Cornelius Janssen was a youth of eleven years when his parents crossed the Atlantic. He is truly a self-made man, for at the early age of seven years he began earning his own living and was employed until eleven years of age at herding cows for his board. He received only rye bread and milk that had been skimmed. The bread was broken into a bowl and milk poured over it and handed him out of the door of the house. In that country the cows are not housed until late in November, at which time the weather was often very cold. Mr. Janssen would frequently force a cow to rise from the ground where it had been lying and he would then stand on the spot which had thus been warmed in order to warm his bare feet, for he had no shoes at that time. After coming to America Mr. Janssen earned his first money by carrying water for the men at work on the Chicago & Alton Railroad. Later he worked for the Old North Shaft Company, in which C. B. Lanning was a partner, and during five years of the sixteen years that he followed that business he had a contract to do all the driving for the company. In this way he gained an intimate and practical knowledge of mining. On leaving the employ of that company he removed to his present place of residence. He owned property in Petersburg, which he traded with Mr. Shipp for the home where he now lives, having here one hundred and forty acres of good farming land, worth one hundred and fifty dollars per acre. He has placed his fields under a very high state of cultivation and annually harvests good crops. He also has fine stock upon his place, the sale of which brings to him a good financial return. He likewise has other business interests, having in 1902 sunk a coal shaft, called the Janssen Valley coal shaft, from which he sells on an average of about six hundred tons of coal per month. He and his sons superintend and work the mine, Mr. Janssen being a practical miner, having a state license, such as is required by all managers of mining property. His son Harman has passed the state inspection examination for hoisting engineers, his license being issued at Springfield, June 17, 1904. Mr. Janssen received from J. H. Meyers the money that enabled him to sink his coal shaft and that gentleman also furnished him with all funds necessary to continue the business, and Mr. Janssen gratefully acknowledges his indebtedness to Mr. Meyers and his deep feeling of gratitude to him.

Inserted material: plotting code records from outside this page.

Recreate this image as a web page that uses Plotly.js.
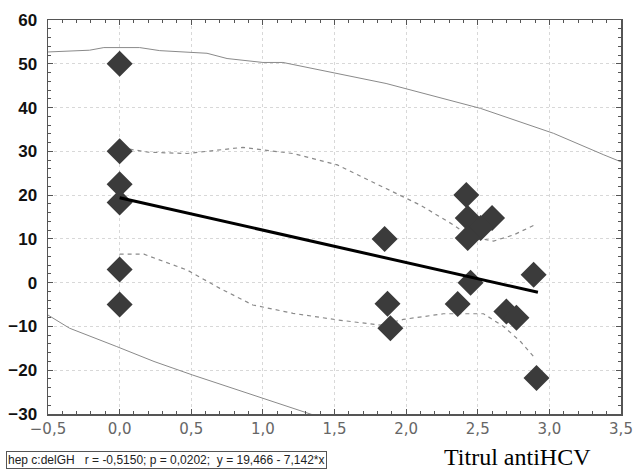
<!DOCTYPE html>
<html>
<head>
<meta charset="utf-8">
<script src="https://cdn.plot.ly/plotly-3.0.1.min.js"></script>
<style>
html,body{margin:0;padding:0;background:#fff;}
#chart{width:634px;height:472px;}
</style>
</head>
<body>
<div id="chart"></div>
<script>
// Data points
const ptsX = [0, 0, 0, 0, 0, 0, 1.85, 1.87, 1.89, 2.42, 2.43, 2.60, 2.52, 2.43, 2.45, 2.36, 2.70, 2.77, 2.89, 2.91];
const ptsY = [50, 30, 22.5, 18.3, 3, -5, 10, -4.8, -10.4, 20, 14.8, 14.8, 12.5, 10.2, 0, -4.9, -6.6, -8, 1.8, -21.8];

// Regression line (end points)
const fitX = [0, 2.92];
const fitY = [19.4, -2.2];

// Confidence band (dashed)
const ciUpX = [0.07, 0.2, 0.47, 0.86, 1.21, 1.52, 1.86, 2.10, 2.33, 2.45, 2.61, 2.75, 2.91];
const ciUpY = [30.5, 29.8, 29.5, 30.9, 29.5, 26.9, 21.5, 17.7, 13.2, 10.5, 9.5, 10.9, 13.4];
const ciLoX = [0.0, 0.17, 0.47, 0.70, 0.93, 1.21, 1.52, 1.68, 1.82, 1.98, 2.26, 2.54, 2.68, 2.80, 2.89];
const ciLoY = [6.5, 6.5, 2.9, -1.3, -5.1, -7.0, -8.5, -9.1, -9.7, -8.4, -7.1, -7.1, -10, -13.5, -16.9];

// Prediction band (solid)
const piUpX = [-0.5, -0.21, -0.11, 0.14, 0.28, 0.61, 0.75, 1.0, 1.14, 1.40, 1.86, 2.52, 3.03, 3.38, 3.5];
const piUpY = [52.7, 53.1, 53.7, 53.7, 53.0, 52.4, 51.2, 50.3, 50.3, 48.6, 45.5, 39.8, 34.1, 29.2, 27.6];
const piLoX = [-0.5, -0.35, -0.02, 0.24, 0.51, 0.82, 1.07, 1.35, 1.45];
const piLoY = [-7.4, -10.4, -14.6, -18, -21.1, -24.5, -27.2, -30.2, -31.5];

// Axis ranges (labels use a decimal comma: "-0,5", "0,0", ... "3,5")
const xRange = [-0.5, 3.5];
const yRange = [-30, 60];

const statText = "hep c:delGH&nbsp;&nbsp;&nbsp;r = -0,5150; p = 0,0202;&nbsp;&nbsp;y = 19,466 - 7,142*x";
const xTitle = "Titrul antiHCV";

const bandLine = {color: '#8a8a8a', width: 1};
const traces = [
  {x: piUpX, y: piUpY, mode: 'lines', line: bandLine, hoverinfo: 'skip'},
  {x: piLoX, y: piLoY, mode: 'lines', line: bandLine, hoverinfo: 'skip'},
  {x: ciUpX, y: ciUpY, mode: 'lines', line: {color: '#8a8a8a', width: 1.2, dash: '4px,4px'}, hoverinfo: 'skip'},
  {x: ciLoX, y: ciLoY, mode: 'lines', line: {color: '#8a8a8a', width: 1.2, dash: '4px,4px'}, hoverinfo: 'skip'},
  {x: ptsX, y: ptsY, mode: 'markers', marker: {symbol: 'diamond', size: 20, color: '#3b3b3b', line: {width: 0}}},
  {x: fitX, y: fitY, mode: 'lines', line: {color: '#000', width: 3}},
  // invisible trace that carries the minor-tick axes
  {x: xRange, y: yRange, xaxis: 'x2', yaxis: 'y2', mode: 'markers', marker: {opacity: 0}, hoverinfo: 'skip'}
];

const minorAxis = {
  showgrid: false, zeroline: false, showticklabels: false, showline: false,
  ticks: 'inside', ticklen: 3, tickcolor: '#555', tickwidth: 1, mirror: 'allticks'
};

const layout = {
  width: 634, height: 472,
  margin: {l: 48, r: 13, t: 20, b: 58},
  paper_bgcolor: '#fff', plot_bgcolor: '#fff',
  showlegend: false,
  separators: ',.',
  font: {family: 'Liberation Sans, Arial, sans-serif', color: '#000'},
  xaxis: {
    range: xRange, tickmode: 'linear', tick0: -0.5, dtick: 0.5, tickformat: '.1f',
    tickfont: {family: 'DejaVu Sans', size: 15, color: '#666'},
    showgrid: true, gridcolor: '#d8d8d8', griddash: 'dot', gridwidth: 1,
    zeroline: false, showline: true, linecolor: '#555', linewidth: 1.5, mirror: 'allticks',
    ticks: 'inside', ticklen: 5, tickcolor: '#555', tickwidth: 1
  },
  yaxis: {
    range: yRange, tickmode: 'linear', tick0: -30, dtick: 10,
    tickfont: {family: 'Liberation Sans', size: 17, color: '#111', weight: 'bold'},
    ticklabelstandoff: 6,
    showgrid: true, gridcolor: '#d8d8d8', griddash: 'dot', gridwidth: 1,
    zeroline: false, showline: true, linecolor: '#555', linewidth: 1.5, mirror: 'allticks',
    ticks: 'inside', ticklen: 5, tickcolor: '#555', tickwidth: 1
  },
  xaxis2: Object.assign({}, minorAxis, {overlaying: 'x', anchor: 'y2', range: xRange, tickmode: 'linear', tick0: -0.5, dtick: 0.1}),
  yaxis2: Object.assign({}, minorAxis, {overlaying: 'y', anchor: 'x2', range: yRange, tickmode: 'linear', tick0: -30, dtick: 2}),
  annotations: [
    {xref: 'paper', yref: 'paper', x: (6 - 48) / 573, y: (414 - 460) / 394, xanchor: 'left', yanchor: 'middle',
     text: statText, showarrow: false, font: {family: 'Liberation Sans', size: 12, color: '#222'},
     bordercolor: '#555', borderwidth: 1, borderpad: 1, bgcolor: '#fff'},
    {xref: 'paper', yref: 'paper', x: (517 - 48) / 573, y: (414 - 457) / 394, xanchor: 'center', yanchor: 'middle',
     text: xTitle, showarrow: false, font: {family: 'Liberation Serif', size: 24, color: '#000'}}
  ]
};

Plotly.newPlot('chart', traces, layout, {displayModeBar: false, staticPlot: true});
</script>
</body>
</html>
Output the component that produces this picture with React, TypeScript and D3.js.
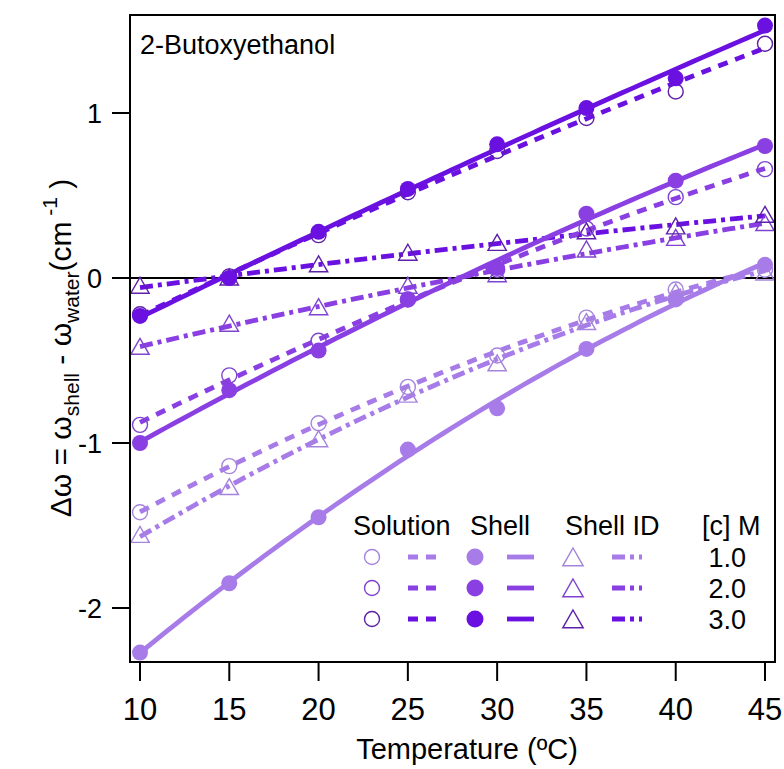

On the 17th of October, 1874, occurred the marriage of Mr. Janssen and Miss Helkelina Junker, a daughter of Roelf C. and Ahrends (Von Mark) Junker, both of whom were natives of Germany, whence they came to America in July, 1871. The mother died of smallpox nine months after her arrival here. Mr. Junker died in Dawson county, Nebraska, in 1898. Mrs. Janssen was born at Groswolderfeld, Hanover, Germany, December 10, 1853, and by her marriage has become the mother of eleven children, all sons: Theodore, aged twenty-six years, is the eldest; Harman, twenty-four years of age, having passed the examination of the state board as a mining engineer, is taking charge of the mining interests of the firm of Janssen & Sons; Jerry is nineteen years of age, Willie sixteen years, Cornelius fourteen years and Luther twelve years of age. The other members of the family are deceased. The parents hold membership in the German Lutheran church and are prominent and influential people in their community. In his political views Mr. Janssen is a stalwart Republican, but has never had time or inclination to seek office, preferring to give his entire attention to his business affairs, which are capably conducted. He certainly deserves great credit for what he has accomplished, for he started out in life with no assistance at the early age of seven years, and all that he has since possessed and enjoyed has been obtained through his perseverance and untiring labors. He is now one of the substantial citizens of Menard county and well deserves representation in this volume.